Set the listing down unchanged, minus every embedded image.

## Begin

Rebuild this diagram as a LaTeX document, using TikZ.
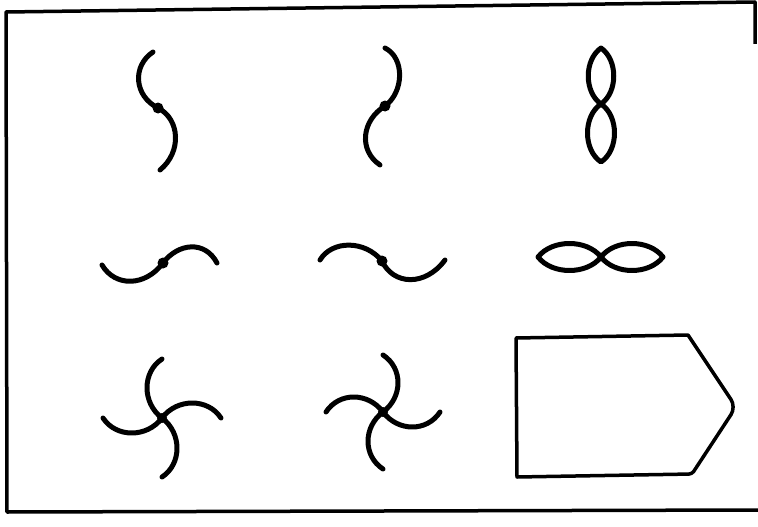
\documentclass[tikz,border=0pt]{standalone}
\begin{document}
\begin{tikzpicture}[x=1pt,y=-1pt,
	curve/.style={line width=5pt,line cap=round,line join=round},
	edge/.style={line width=3.5pt,line join=round}]
	\useasboundingbox (0,0) rectangle (758,527);
	% frame
	\draw[edge] (755,44)--(755,2)--(6,12)--(7,512)--(758,510);
	% S curves, top row
	\draw[curve] (153,52) .. controls (132,66) and (134,96) .. (158,108)
		.. controls (180,119) and (182,152) .. (160,170);
	\fill (158,108) circle (5.5);
	\draw[curve] (385,48) .. controls (405,58) and (404,92) .. (385,106)
		.. controls (362,120) and (358,150) .. (380,165);
	\fill (385,106) circle (5.5);
	\draw[curve] (601,48) .. controls (584,60) and (584,92) .. (601,104)
		.. controls (618,92) and (618,60) .. (601,48);
	\draw[curve] (601,104) .. controls (583,116) and (583,150) .. (601,162)
		.. controls (619,150) and (619,116) .. (601,104);
	% middle row
	\draw[curve] (102,265) .. controls (115,287) and (145,287) .. (163,263)
		.. controls (178,243) and (205,240) .. (217,263);
	\fill (163,263) circle (5.5);
	\draw[curve] (320,260) .. controls (332,240) and (365,240) .. (382,261)
		.. controls (393,285) and (425,287) .. (445,260);
	\fill (382,261) circle (5.5);
	\draw[curve] (538,257) .. controls (552,239) and (587,239) .. (601,257)
		.. controls (587,275) and (552,275) .. (538,257);
	\draw[curve] (601,257) .. controls (615,239) and (649,239) .. (663,257)
		.. controls (649,275) and (615,275) .. (601,257);
	% pinwheels
	\foreach \a in {0,90,180,270}{
		\draw[curve,shift={(162,418)},rotate=\a] (0,0) .. controls (-20,-15) and (-20,-46) .. (0,-59);
		\draw[curve,shift={(383,412)},rotate=\a,xscale=-1] (0,0) .. controls (-20,-15) and (-20,-44) .. (0,-57);
	}
	\fill (162,418) circle (5);
	\fill (383,412) circle (5);
	% tag
	\draw[edge] (516,338) -- (688,335) [rounded corners=9pt] -- (736,407) [rounded corners=3pt] -- (692,474) [sharp corners] -- (517,477) -- cycle;
\end{tikzpicture}
\end{document}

## End

> _CORRECT RESULT_
Rebuild this diagram as a LaTeX document, using TikZ.
\documentclass[tikz,border=0pt]{standalone}
\begin{document}
\begin{tikzpicture}[x=1pt,y=-1pt,
	curve/.style={line width=5pt,line cap=round,line join=round},
	edge/.style={line width=3.5pt,line join=round}]
	\useasboundingbox (0,0) rectangle (758,527);
	% frame
	\draw[edge] (755,44)--(755,2)--(6,12)--(7,512)--(758,510);
	% S curves, top row
	\draw[curve] (153,52) .. controls (132,66) and (134,96) .. (158,108)
		.. controls (180,119) and (182,152) .. (160,170);
	\fill (158,108) circle (5.5);
	\draw[curve] (385,48) .. controls (405,58) and (404,92) .. (385,106)
		.. controls (362,120) and (358,150) .. (380,165);
	\fill (385,106) circle (5.5);
	\draw[curve] (601,48) .. controls (584,60) and (584,92) .. (601,104)
		.. controls (618,92) and (618,60) .. (601,48);
	\draw[curve] (601,104) .. controls (583,116) and (583,150) .. (601,162)
		.. controls (619,150) and (619,116) .. (601,104);
	% middle row
	\draw[curve] (102,265) .. controls (115,287) and (145,287) .. (163,263)
		.. controls (178,243) and (205,240) .. (217,263);
	\fill (163,263) circle (5.5);
	\draw[curve] (320,260) .. controls (332,240) and (365,240) .. (382,261)
		.. controls (393,285) and (425,287) .. (445,260);
	\fill (382,261) circle (5.5);
	\draw[curve] (538,257) .. controls (552,239) and (587,239) .. (601,257)
		.. controls (587,275) and (552,275) .. (538,257);
	\draw[curve] (601,257) .. controls (615,239) and (649,239) .. (663,257)
		.. controls (649,275) and (615,275) .. (601,257);
	% pinwheels
	\foreach \a in {0,90,180,270}{
		\draw[curve,shift={(162,418)},rotate=\a] (0,0) .. controls (-20,-15) and (-20,-46) .. (0,-59);
		\draw[curve,shift={(383,412)},rotate=\a,xscale=-1] (0,0) .. controls (-20,-15) and (-20,-44) .. (0,-57);
	}
	\fill (162,418) circle (5);
	\fill (383,412) circle (5);
	% tag
	\draw[edge] (516,338) -- (688,335) [rounded corners=9pt] -- (736,407) [rounded corners=3pt] -- (692,474) [sharp corners] -- (517,477) -- cycle;
\end{tikzpicture}
\end{document}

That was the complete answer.